| Dataset section |
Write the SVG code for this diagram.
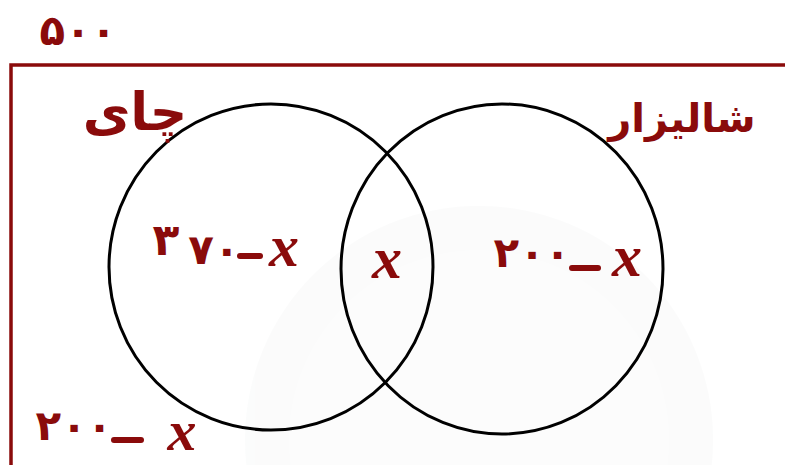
<svg xmlns="http://www.w3.org/2000/svg" width="785" height="465" viewBox="0 0 785 465">
<style>
.hw{fill:#8a0b0b;font-family:"DejaVu Sans","Noto Sans",sans-serif;font-weight:bold}
.num{letter-spacing:-4px}
.mx{fill:#8a0b0b;font-family:"Liberation Serif",serif;font-style:italic;font-weight:bold}
.dash{stroke:#8a0b0b;stroke-width:6;stroke-linecap:round}
.set{fill:none;stroke:#000;stroke-width:3}
</style>
<rect width="785" height="465" fill="#fff"/>
<g id="watermark" opacity="0.35">
<circle cx="479" cy="440" r="234" fill="#f4f5f5"/>
<circle cx="479" cy="440" r="190" fill="#f8f9f9"/>
</g>
<g id="universe">
<path d="M11,470 V65 H790" fill="none" stroke="#8a0b0b" stroke-width="3.5"/>
<text class="hw num" x="78" y="45" font-size="42" text-anchor="middle">۵۰۰</text>
</g>
<g id="set-tea">
<ellipse class="set" cx="271" cy="267" rx="162" ry="163"/>
<text class="hw" x="135" y="130" font-size="52" text-anchor="middle" direction="rtl">چای</text>
<text class="hw" x="166" y="255" font-size="44" text-anchor="middle">۳</text>
<text class="hw num" x="214" y="264" font-size="42" text-anchor="middle">۷۰</text>
<line class="dash" x1="240" y1="256" x2="260" y2="256"/>
<text class="mx" x="284" y="266" font-size="60" text-anchor="middle">x</text>
</g>
<g id="set-paddy">
<ellipse class="set" cx="502" cy="269" rx="161" ry="165"/>
<text class="hw" x="682" y="132" font-size="40" text-anchor="middle" direction="rtl">شالیزار</text>
<text class="hw num" x="532" y="267" font-size="42" text-anchor="middle">۲۰۰</text>
<line class="dash" x1="572" y1="268" x2="598" y2="268"/>
<text class="mx" x="627" y="276" font-size="60" text-anchor="middle">x</text>
</g>
<g id="intersection">
<text class="mx" x="387" y="278" font-size="60" text-anchor="middle">x</text>
</g>
<g id="outside">
<text class="hw num" x="74" y="440" font-size="42" text-anchor="middle">۲۰۰</text>
<line class="dash" x1="114" y1="440" x2="141" y2="440"/>
<text class="mx" x="182" y="450" font-size="58" text-anchor="middle">x</text>
</g>
<g id="connectors"/>
</svg>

| Aim of the task |
Extract all the data above exactly, excluding every picture.

| Result of this task |
Write the SVG code for this diagram.
<svg xmlns="http://www.w3.org/2000/svg" width="785" height="465" viewBox="0 0 785 465">
<style>
.hw{fill:#8a0b0b;font-family:"DejaVu Sans","Noto Sans",sans-serif;font-weight:bold}
.num{letter-spacing:-4px}
.mx{fill:#8a0b0b;font-family:"Liberation Serif",serif;font-style:italic;font-weight:bold}
.dash{stroke:#8a0b0b;stroke-width:6;stroke-linecap:round}
.set{fill:none;stroke:#000;stroke-width:3}
</style>
<rect width="785" height="465" fill="#fff"/>
<g id="watermark" opacity="0.35">
<circle cx="479" cy="440" r="234" fill="#f4f5f5"/>
<circle cx="479" cy="440" r="190" fill="#f8f9f9"/>
</g>
<g id="universe">
<path d="M11,470 V65 H790" fill="none" stroke="#8a0b0b" stroke-width="3.5"/>
<text class="hw num" x="78" y="45" font-size="42" text-anchor="middle">۵۰۰</text>
</g>
<g id="set-tea">
<ellipse class="set" cx="271" cy="267" rx="162" ry="163"/>
<text class="hw" x="135" y="130" font-size="52" text-anchor="middle" direction="rtl">چای</text>
<text class="hw" x="166" y="255" font-size="44" text-anchor="middle">۳</text>
<text class="hw num" x="214" y="264" font-size="42" text-anchor="middle">۷۰</text>
<line class="dash" x1="240" y1="256" x2="260" y2="256"/>
<text class="mx" x="284" y="266" font-size="60" text-anchor="middle">x</text>
</g>
<g id="set-paddy">
<ellipse class="set" cx="502" cy="269" rx="161" ry="165"/>
<text class="hw" x="682" y="132" font-size="40" text-anchor="middle" direction="rtl">شالیزار</text>
<text class="hw num" x="532" y="267" font-size="42" text-anchor="middle">۲۰۰</text>
<line class="dash" x1="572" y1="268" x2="598" y2="268"/>
<text class="mx" x="627" y="276" font-size="60" text-anchor="middle">x</text>
</g>
<g id="intersection">
<text class="mx" x="387" y="278" font-size="60" text-anchor="middle">x</text>
</g>
<g id="outside">
<text class="hw num" x="74" y="440" font-size="42" text-anchor="middle">۲۰۰</text>
<line class="dash" x1="114" y1="440" x2="141" y2="440"/>
<text class="mx" x="182" y="450" font-size="58" text-anchor="middle">x</text>
</g>
<g id="connectors"/>
</svg>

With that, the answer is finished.